Guru Besar Ilmu Ekonomi ini juga mengingatkan pentingnya kesadaran kritis dan tanggung jawab etis dalam memanfaatkan teknologi.
“Kemajuan teknologi adalah keniscayaan, tetapi kebijaksanaan dalam menggunakannya adalah pilihan. Kita perlu membangun kecerdasan moral agar seimbang dengan kecerdasan digital,” pungkasnya.
Dalam paparannya, Dr. Sonny Zulhuda menjelaskan pentingnya memahami dinamika hubungan antara masyarakat, teknologi, dan tata kelola dalam era kecerdasan artifisial (AI). Menurutnya, AI kini telah berkembang pesat melalui teknologi seperti Generative AI yang melahirkan sistem mampu berpikir, belajar, dan membuat keputusan layaknya manusia.
Beliau menyoroti bahwa keberhasilan sistem seperti ChatGPT, Gemini, dan Copilot menunjukkan potensi besar AI dalam meningkatkan efisiensi, inovasi, dan layanan publik. Namun demikian, di balik manfaatnya, AI juga membawa tantangan serius seperti bias algoritma, privasi data, keamanan siber, dan penyalahgunaan teknologi oleh pihak kriminal.
“Teknologi AI harus dikembangkan dan diadopsi secara etis dan bertanggung jawab, dengan tetap menjunjung nilai-nilai kemanusiaan, keamanan, dan transparansi,” tegas Dr. Sonny, mengutip pandangan Perdana Menteri Malaysia, Dato’ Seri Anwar Ibrahim, mengenai pentingnya pedoman nasional dalam tata kelola AI.
Selain membahas kebijakan di Malaysia, Dr. Sonny juga menguraikan perkembangan regulasi global seperti EU Artificial Intelligence Act, inisiatif UNESCO (2021) tentang etika AI, hingga ASEAN Responsible AI Roadmap 2025–2030. Ia menilai, Indonesia telah menunjukkan langkah positif melalui Strategi Nasional Kecerdasan Artifisial 2020–2045 yang menekankan nilai iman, kemanusiaan, keadilan, dan kearifan lokal.
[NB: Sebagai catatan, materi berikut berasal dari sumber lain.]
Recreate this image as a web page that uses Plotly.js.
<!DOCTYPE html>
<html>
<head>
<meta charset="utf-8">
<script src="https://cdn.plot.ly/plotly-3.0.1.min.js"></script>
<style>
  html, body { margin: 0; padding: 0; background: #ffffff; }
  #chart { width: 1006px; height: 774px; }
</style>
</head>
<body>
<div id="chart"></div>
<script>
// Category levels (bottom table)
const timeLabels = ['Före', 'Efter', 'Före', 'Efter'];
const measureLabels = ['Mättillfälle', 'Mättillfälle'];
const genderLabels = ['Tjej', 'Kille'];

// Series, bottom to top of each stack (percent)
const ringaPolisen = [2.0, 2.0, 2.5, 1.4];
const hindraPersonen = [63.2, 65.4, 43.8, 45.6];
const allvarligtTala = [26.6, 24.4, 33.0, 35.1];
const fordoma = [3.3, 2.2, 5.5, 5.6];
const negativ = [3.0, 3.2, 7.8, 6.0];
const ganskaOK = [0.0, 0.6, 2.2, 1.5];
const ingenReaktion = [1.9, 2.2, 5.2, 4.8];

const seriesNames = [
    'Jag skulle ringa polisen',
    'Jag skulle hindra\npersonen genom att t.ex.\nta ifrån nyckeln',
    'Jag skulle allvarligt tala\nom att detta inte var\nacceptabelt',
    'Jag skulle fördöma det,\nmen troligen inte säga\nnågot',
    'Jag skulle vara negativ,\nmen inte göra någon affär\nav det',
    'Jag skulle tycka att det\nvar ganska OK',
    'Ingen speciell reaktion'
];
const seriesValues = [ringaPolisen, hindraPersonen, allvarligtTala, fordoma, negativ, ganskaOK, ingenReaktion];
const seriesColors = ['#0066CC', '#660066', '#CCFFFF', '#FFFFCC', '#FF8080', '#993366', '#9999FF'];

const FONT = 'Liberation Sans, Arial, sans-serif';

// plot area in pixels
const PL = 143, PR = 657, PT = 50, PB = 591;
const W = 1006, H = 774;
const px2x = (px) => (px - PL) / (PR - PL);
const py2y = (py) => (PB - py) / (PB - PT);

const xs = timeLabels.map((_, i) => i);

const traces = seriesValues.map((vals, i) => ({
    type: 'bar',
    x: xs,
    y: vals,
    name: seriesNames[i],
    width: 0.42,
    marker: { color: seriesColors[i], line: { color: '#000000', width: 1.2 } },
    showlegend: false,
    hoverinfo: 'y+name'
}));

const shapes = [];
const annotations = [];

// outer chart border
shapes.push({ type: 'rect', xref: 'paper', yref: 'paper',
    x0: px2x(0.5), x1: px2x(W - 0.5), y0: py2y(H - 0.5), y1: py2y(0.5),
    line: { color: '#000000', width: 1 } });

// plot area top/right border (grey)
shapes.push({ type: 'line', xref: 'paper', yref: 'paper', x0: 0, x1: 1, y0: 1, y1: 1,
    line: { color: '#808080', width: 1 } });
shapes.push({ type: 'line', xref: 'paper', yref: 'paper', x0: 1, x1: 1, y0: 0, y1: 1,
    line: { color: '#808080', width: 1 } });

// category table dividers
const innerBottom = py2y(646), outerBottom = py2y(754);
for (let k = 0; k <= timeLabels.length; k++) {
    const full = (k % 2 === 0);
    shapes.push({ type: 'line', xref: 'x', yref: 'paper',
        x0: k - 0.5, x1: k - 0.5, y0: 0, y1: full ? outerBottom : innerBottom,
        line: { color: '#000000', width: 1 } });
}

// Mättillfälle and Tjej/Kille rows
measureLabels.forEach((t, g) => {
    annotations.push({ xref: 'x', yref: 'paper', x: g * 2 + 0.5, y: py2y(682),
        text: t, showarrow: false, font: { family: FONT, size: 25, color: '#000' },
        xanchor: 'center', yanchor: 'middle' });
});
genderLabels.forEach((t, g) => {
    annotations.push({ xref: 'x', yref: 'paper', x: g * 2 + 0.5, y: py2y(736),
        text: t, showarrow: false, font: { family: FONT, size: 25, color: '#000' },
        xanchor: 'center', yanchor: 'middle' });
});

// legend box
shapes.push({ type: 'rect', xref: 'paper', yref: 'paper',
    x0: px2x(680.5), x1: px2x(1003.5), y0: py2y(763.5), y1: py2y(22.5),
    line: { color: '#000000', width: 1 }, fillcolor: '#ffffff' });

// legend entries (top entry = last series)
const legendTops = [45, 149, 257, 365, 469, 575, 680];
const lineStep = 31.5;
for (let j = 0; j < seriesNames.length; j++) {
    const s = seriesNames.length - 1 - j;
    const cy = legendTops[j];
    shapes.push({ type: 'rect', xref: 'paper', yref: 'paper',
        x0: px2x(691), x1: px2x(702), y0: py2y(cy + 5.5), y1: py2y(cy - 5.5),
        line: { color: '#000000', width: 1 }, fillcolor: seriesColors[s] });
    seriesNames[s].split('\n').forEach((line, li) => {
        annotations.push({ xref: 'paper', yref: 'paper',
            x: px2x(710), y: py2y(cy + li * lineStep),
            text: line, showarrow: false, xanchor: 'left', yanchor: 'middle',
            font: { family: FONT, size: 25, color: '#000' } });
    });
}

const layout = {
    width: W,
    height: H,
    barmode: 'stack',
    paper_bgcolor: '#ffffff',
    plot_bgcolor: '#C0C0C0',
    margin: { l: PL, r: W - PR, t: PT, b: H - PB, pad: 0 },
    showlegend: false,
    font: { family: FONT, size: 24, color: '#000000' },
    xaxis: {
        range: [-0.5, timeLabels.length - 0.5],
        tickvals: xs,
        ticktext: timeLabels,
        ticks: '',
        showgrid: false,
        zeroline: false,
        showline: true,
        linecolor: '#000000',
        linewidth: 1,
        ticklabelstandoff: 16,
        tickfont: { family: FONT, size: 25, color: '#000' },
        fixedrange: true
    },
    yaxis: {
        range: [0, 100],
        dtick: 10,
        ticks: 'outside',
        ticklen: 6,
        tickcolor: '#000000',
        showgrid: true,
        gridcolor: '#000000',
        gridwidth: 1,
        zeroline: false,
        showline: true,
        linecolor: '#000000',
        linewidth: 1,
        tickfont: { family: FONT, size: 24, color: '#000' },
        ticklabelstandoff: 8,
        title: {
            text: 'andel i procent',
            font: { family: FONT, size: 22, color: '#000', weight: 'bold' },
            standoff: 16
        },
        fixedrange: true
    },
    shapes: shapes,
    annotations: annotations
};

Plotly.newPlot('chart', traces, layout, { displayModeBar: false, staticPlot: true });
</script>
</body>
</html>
Ia juga menyoroti pentingnya membangun kepercayaan publik terhadap AI melalui tata kelola yang transparan, perlindungan data pribadi, serta penghormatan terhadap keberagaman dan non-diskriminasi.
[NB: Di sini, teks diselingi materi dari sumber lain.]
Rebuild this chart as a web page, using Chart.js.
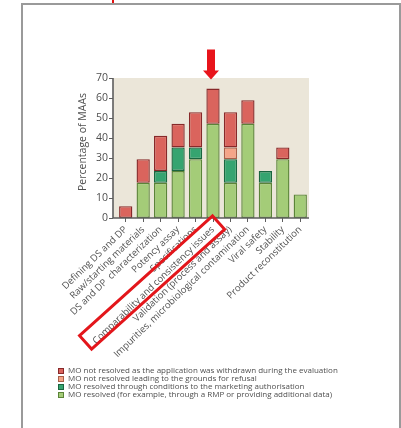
<!DOCTYPE html>
<html>
<head>
<meta charset="utf-8">
<script src="https://cdn.jsdelivr.net/npm/chart.js@4.4.1/dist/chart.umd.min.js"></script>
<style>
  html, body { margin: 0; padding: 0; background: #fff; }
  #wrap { position: relative; width: 401px; height: 428px; overflow: hidden; }
  #frame { position: absolute; left: 21px; top: 3px; width: 376px; height: 440px;
           border: 2px solid #9a9a9a; border-bottom: none; }
  #mark { position: absolute; left: 112px; top: 0; width: 2px; height: 3px; background: #e01010; }
  canvas { position: absolute; left: 0; top: 0; }
</style>
</head>
<body>
<div id="wrap">
  <div id="frame"></div>
  <div id="mark"></div>
  <canvas id="c" width="401" height="428"></canvas>
</div>
<script>
// Categories of major objections (MO) raised during evaluation
const categories = [
  'Defining DS and DP',
  'Raw/starting materials',
  'DS and DP  characterization',
  'Potency assay',
  'Specifications',
  'Comparability and consistency issues',
  'Validation (process and assay)',
  'Impurities, microbiological contamination',
  'Viral safety',
  'Stability',
  'Product reconstitution'
];

// Percentage of MAAs per outcome (stacked bottom to top)
const resolvedOther        = [null, 17.6, 17.6, 23.5, 29.4, 47.1, 17.6, 47.1, 17.6, 29.4, 11.8];
const resolvedConditions   = [null, null,  5.9, 11.8,  5.9, null, 11.8, null,  5.9, null, null];
const notResolvedRefusal   = [null, null, null, null, null, null,  5.9, null, null, null, null];
const notResolvedWithdrawn = [5.9, 11.8, 17.6, 11.8, 17.6, 17.6, 17.6, 11.8, null, 5.9, null];

const seriesLabels = [
  'MO resolved (for example, through a RMP or providing additional data)',
  'MO resolved through conditions to the marketing authorisation',
  'MO not resolved leading to the grounds for refusal',
  'MO not resolved as the application was withdrawn during the evaluation'
];

const yTicks = [0, 10, 20, 30, 40, 50, 60, 70];
const yTitle = 'Percentage of MAAs';
const highlightIndex = 5;

const TEXT = '#4f4f4f';
const AXIS = '#5e5e5e';
const FONT = '"Open Sans", "DejaVu Sans", sans-serif';

const decor = {
  id: 'decor',
  beforeDraw(chart) {
    const { ctx, chartArea: a } = chart;
    ctx.save();
    ctx.fillStyle = '#ebe6d9';
    ctx.fillRect(a.left - 4, a.top, a.right - a.left + 4, a.bottom - a.top);
    ctx.restore();
  },
  afterDatasetsDraw(chart) {
    const { ctx, chartArea: a, scales: { y } } = chart;
    const ax = a.left - 4;
    ctx.save();
    ctx.strokeStyle = AXIS;
    ctx.lineWidth = 1.6;
    ctx.beginPath();
    ctx.moveTo(ax, a.top);
    ctx.lineTo(ax, a.bottom);
    ctx.lineTo(a.right, a.bottom);
    ctx.stroke();
    ctx.lineWidth = 1;
    yTicks.forEach(v => {
      const py = Math.round(y.getPixelForValue(v)) + 0.5;
      ctx.beginPath();
      ctx.moveTo(ax - 4, py);
      ctx.lineTo(ax, py);
      ctx.stroke();
    });
    ctx.restore();
  },
  afterDraw(chart) {
    const { ctx, chartArea: a, scales: { x, y } } = chart;
    const ds = chart.data.datasets;
    ctx.save();

    // y axis title
    ctx.fillStyle = TEXT;
    ctx.font = '10.5px ' + FONT;
    ctx.textAlign = 'center';
    ctx.textBaseline = 'middle';
    ctx.translate(83.5, 142);
    ctx.rotate(-Math.PI / 2);
    ctx.fillText(yTitle, 0, 0);
    ctx.setTransform(1, 0, 0, 1, 0, 0);

    // legend, withdrawn first
    ctx.font = '8px ' + FONT;
    ctx.textAlign = 'left';
    for (let i = 0; i < ds.length; i++) {
      const d = ds[ds.length - 1 - i];
      const ly = 371 + i * 8;
      ctx.fillStyle = d.backgroundColor;
      ctx.fillRect(58.5, ly - 2.5, 5, 5);
      ctx.strokeStyle = d.borderColor;
      ctx.lineWidth = 1;
      ctx.strokeRect(58.5, ly - 2.5, 5, 5);
      ctx.fillStyle = TEXT;
      ctx.fillText(d.label, 68, ly);
    }

    // highlight frame around the comparability label
    const tx = x.getPixelForValue(highlightIndex);
    const ty = a.bottom;
    const ang = 42 * Math.PI / 180;
    const dx = -Math.cos(ang), dy = Math.sin(ang);
    const nx = Math.sin(ang), ny = Math.cos(ang);
    const m0x = tx + 5.6, m0y = ty + 4.6, len = 179, hw = 9;
    const m1x = m0x + dx * len, m1y = m0y + dy * len;
    ctx.strokeStyle = '#e3161b';
    ctx.lineWidth = 3;
    ctx.lineJoin = 'miter';
    ctx.beginPath();
    ctx.moveTo(m0x - nx * hw, m0y - ny * hw);
    ctx.lineTo(m0x + nx * hw, m0y + ny * hw);
    ctx.lineTo(m1x + nx * hw, m1y + ny * hw);
    ctx.lineTo(m1x - nx * hw, m1y - ny * hw);
    ctx.closePath();
    ctx.stroke();

    // arrow pointing at the tallest bar
    let total = 0;
    ds.forEach(d => { total += d.data[highlightIndex] || 0; });
    const cx = tx - 2;
    const tip = y.getPixelForValue(total) - 9;
    ctx.fillStyle = '#e8141b';
    ctx.beginPath();
    ctx.moveTo(cx - 4, tip - 30);
    ctx.lineTo(cx + 4, tip - 30);
    ctx.lineTo(cx + 4, tip - 9);
    ctx.lineTo(cx + 8, tip - 9);
    ctx.lineTo(cx, tip);
    ctx.lineTo(cx - 8, tip - 9);
    ctx.lineTo(cx - 4, tip - 9);
    ctx.closePath();
    ctx.fill();

    ctx.restore();
  }
};

const barStyle = { borderWidth: 1.4, barPercentage: 0.76, categoryPercentage: 1, borderSkipped: false };

new Chart(document.getElementById('c'), {
  type: 'bar',
  data: {
    labels: categories,
    datasets: [
      { label: seriesLabels[0], data: resolvedOther,        backgroundColor: '#a4cc78', borderColor: '#5b8438', ...barStyle },
      { label: seriesLabels[1], data: resolvedConditions,   backgroundColor: '#36a470', borderColor: '#1a6640', ...barStyle },
      { label: seriesLabels[2], data: notResolvedRefusal,   backgroundColor: '#f5a588', borderColor: '#a9604a', ...barStyle },
      { label: seriesLabels[3], data: notResolvedWithdrawn, backgroundColor: '#da645d', borderColor: '#87292a', ...barStyle }
    ]
  },
  options: {
    responsive: false,
    animation: false,
    devicePixelRatio: 1,
    layout: { padding: { top: 78, right: 92, left: 0, bottom: 0 } },
    plugins: { legend: { display: false }, tooltip: { enabled: false } },
    scales: {
      x: {
        stacked: true,
        grid: { display: true, drawOnChartArea: false, drawTicks: true, tickLength: 4, color: AXIS, offset: false },
        border: { display: false },
        ticks: { autoSkip: false, minRotation: 44, maxRotation: 44, padding: 2, color: TEXT, font: { family: FONT, size: 9.5 } },
        afterFit(s) { s.height = 210; }
      },
      y: {
        stacked: true,
        min: 0, max: 70,
        grid: { display: false, drawTicks: false },
        border: { display: false },
        ticks: { stepSize: 10, padding: 9, color: TEXT, font: { family: FONT, size: 10.5 } },
        afterFit(s) { s.width = 117; }
      }
    }
  },
  plugins: [decor]
});
</script>
</body>
</html>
“AI tidak boleh menjadi instrumen ketidakadilan sosial. Justru harus menjadi sarana untuk memperkuat kesejahteraan dan keadilan,” jelas Sonny.
Menutup sesi, Dr. Sonny mengingatkan bahwa hukum tidak boleh tertinggal dari inovasi. “Selama ini, hukum selalu mengikuti teknologi. Namun dalam konteks AI, hukum harus bergerak cepat sebagai pengawal, bukan penghambat inovasi,” ujarnya.
Kegiatan ini mempertegas komitmen Universitas Widya Mataram dalam memperluas wawasan sivitas akademika terhadap isu-isu strategis global di bidang hukum, etika, dan tata kelola teknologi digital yang kian relevan di era transformasi digital.